### WHAT TO WORK ON
Output every line of the material exactly, omitting images.

----- DATA PROVIDED

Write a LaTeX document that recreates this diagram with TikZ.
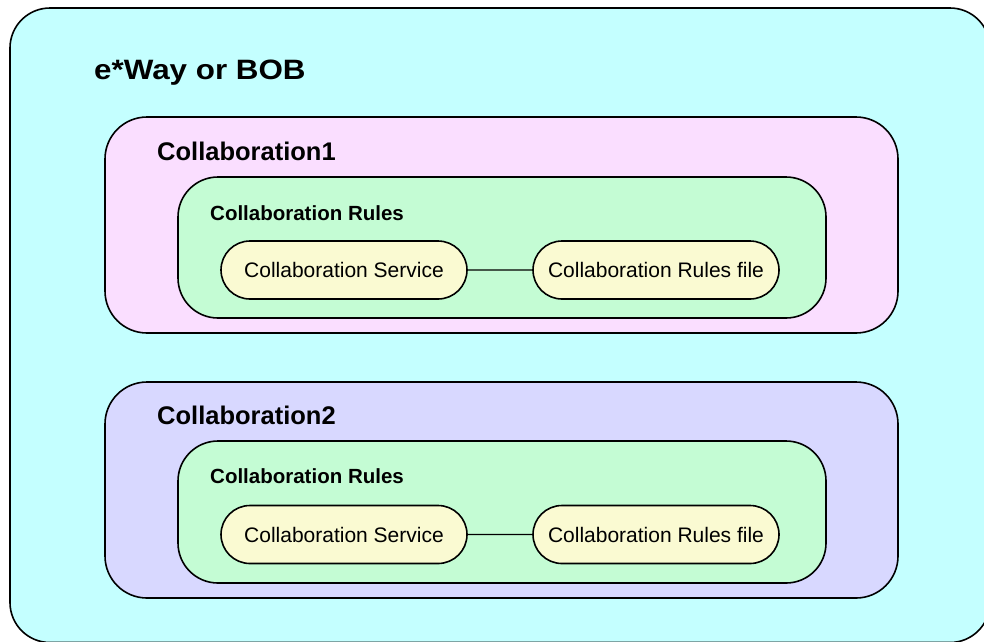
\documentclass[tikz,border=0pt]{standalone}
\usepackage{fontspec}
\setmainfont{Liberation Sans}
\newfontfamily\titlefont[FakeStretch=1.12]{Liberation Sans}
\definecolor{outerc}{RGB}{196,255,255}
\definecolor{pinkc}{RGB}{250,222,255}
\definecolor{lavc}{RGB}{216,216,255}
\definecolor{greenc}{RGB}{196,252,212}
\definecolor{yellc}{RGB}{250,250,210}
\tikzset{
  boxline/.style={draw=black, line width=1.6pt},
  outerbox/.style={boxline, fill=outerc, rounded corners=40pt},
  collbox/.style={boxline, rounded corners=42pt},
  rulesbox/.style={boxline, fill=greenc, rounded corners=40pt},
  pill/.style={boxline, fill=yellc, rounded rectangle, minimum width=246pt, minimum height=58pt, inner sep=0pt, font=\fontsize{21}{24}\selectfont},
  conn/.style={draw=black, line width=1.4pt},
  titlelbl/.style={anchor=base west, inner sep=0pt, font=\titlefont\bfseries\fontsize{28}{32}\selectfont},
  colllbl/.style={anchor=base west, inner sep=0pt, font=\bfseries\fontsize{25.5}{30}\selectfont},
  ruleslbl/.style={anchor=base west, inner sep=0pt, font=\bfseries\fontsize{20.5}{24}\selectfont}
}
\usetikzlibrary{shapes.misc}
\begin{document}
\begin{tikzpicture}[x=1pt,y=-1pt]
\useasboundingbox (0,0) rectangle (984,641);
\clip (0,0) rectangle (984,641);
\path[outerbox] (10,8) rectangle (990,642.5);
\node[titlelbl] (title) at (94,79) {e*Way or BOB};
% Collaboration 1
\path[collbox, fill=pinkc] (105,117) rectangle (898,333);
\node[colllbl] (c1) at (157,160) {Collaboration1};
\path[rulesbox] (178,177) rectangle (826,318);
\node[ruleslbl] (r1) at (210,220) {Collaboration Rules};
\node[pill] (s1) at (344,270) {Collaboration Service};
\node[pill] (f1) at (656,270) {Collaboration Rules file};
\draw[conn] (s1) -- (f1);
% Collaboration 2
\path[collbox, fill=lavc] (105,382) rectangle (898,598);
\node[colllbl] (c2) at (157,424) {Collaboration2};
\path[rulesbox] (178,441) rectangle (826,583);
\node[ruleslbl] (r2) at (210,483) {Collaboration Rules};
\node[pill] (s2) at (344,534.5) {Collaboration Service};
\node[pill] (f2) at (656,534.5) {Collaboration Rules file};
\draw[conn] (s2) -- (f2);
\end{tikzpicture}
\end{document}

----------

### SOLUTION TO THIS PROBLEM
Write a LaTeX document that recreates this diagram with TikZ.
\documentclass[tikz,border=0pt]{standalone}
\usepackage{fontspec}
\setmainfont{Liberation Sans}
\newfontfamily\titlefont[FakeStretch=1.12]{Liberation Sans}
\definecolor{outerc}{RGB}{196,255,255}
\definecolor{pinkc}{RGB}{250,222,255}
\definecolor{lavc}{RGB}{216,216,255}
\definecolor{greenc}{RGB}{196,252,212}
\definecolor{yellc}{RGB}{250,250,210}
\tikzset{
  boxline/.style={draw=black, line width=1.6pt},
  outerbox/.style={boxline, fill=outerc, rounded corners=40pt},
  collbox/.style={boxline, rounded corners=42pt},
  rulesbox/.style={boxline, fill=greenc, rounded corners=40pt},
  pill/.style={boxline, fill=yellc, rounded rectangle, minimum width=246pt, minimum height=58pt, inner sep=0pt, font=\fontsize{21}{24}\selectfont},
  conn/.style={draw=black, line width=1.4pt},
  titlelbl/.style={anchor=base west, inner sep=0pt, font=\titlefont\bfseries\fontsize{28}{32}\selectfont},
  colllbl/.style={anchor=base west, inner sep=0pt, font=\bfseries\fontsize{25.5}{30}\selectfont},
  ruleslbl/.style={anchor=base west, inner sep=0pt, font=\bfseries\fontsize{20.5}{24}\selectfont}
}
\usetikzlibrary{shapes.misc}
\begin{document}
\begin{tikzpicture}[x=1pt,y=-1pt]
\useasboundingbox (0,0) rectangle (984,641);
\clip (0,0) rectangle (984,641);
\path[outerbox] (10,8) rectangle (990,642.5);
\node[titlelbl] (title) at (94,79) {e*Way or BOB};
% Collaboration 1
\path[collbox, fill=pinkc] (105,117) rectangle (898,333);
\node[colllbl] (c1) at (157,160) {Collaboration1};
\path[rulesbox] (178,177) rectangle (826,318);
\node[ruleslbl] (r1) at (210,220) {Collaboration Rules};
\node[pill] (s1) at (344,270) {Collaboration Service};
\node[pill] (f1) at (656,270) {Collaboration Rules file};
\draw[conn] (s1) -- (f1);
% Collaboration 2
\path[collbox, fill=lavc] (105,382) rectangle (898,598);
\node[colllbl] (c2) at (157,424) {Collaboration2};
\path[rulesbox] (178,441) rectangle (826,583);
\node[ruleslbl] (r2) at (210,483) {Collaboration Rules};
\node[pill] (s2) at (344,534.5) {Collaboration Service};
\node[pill] (f2) at (656,534.5) {Collaboration Rules file};
\draw[conn] (s2) -- (f2);
\end{tikzpicture}
\end{document}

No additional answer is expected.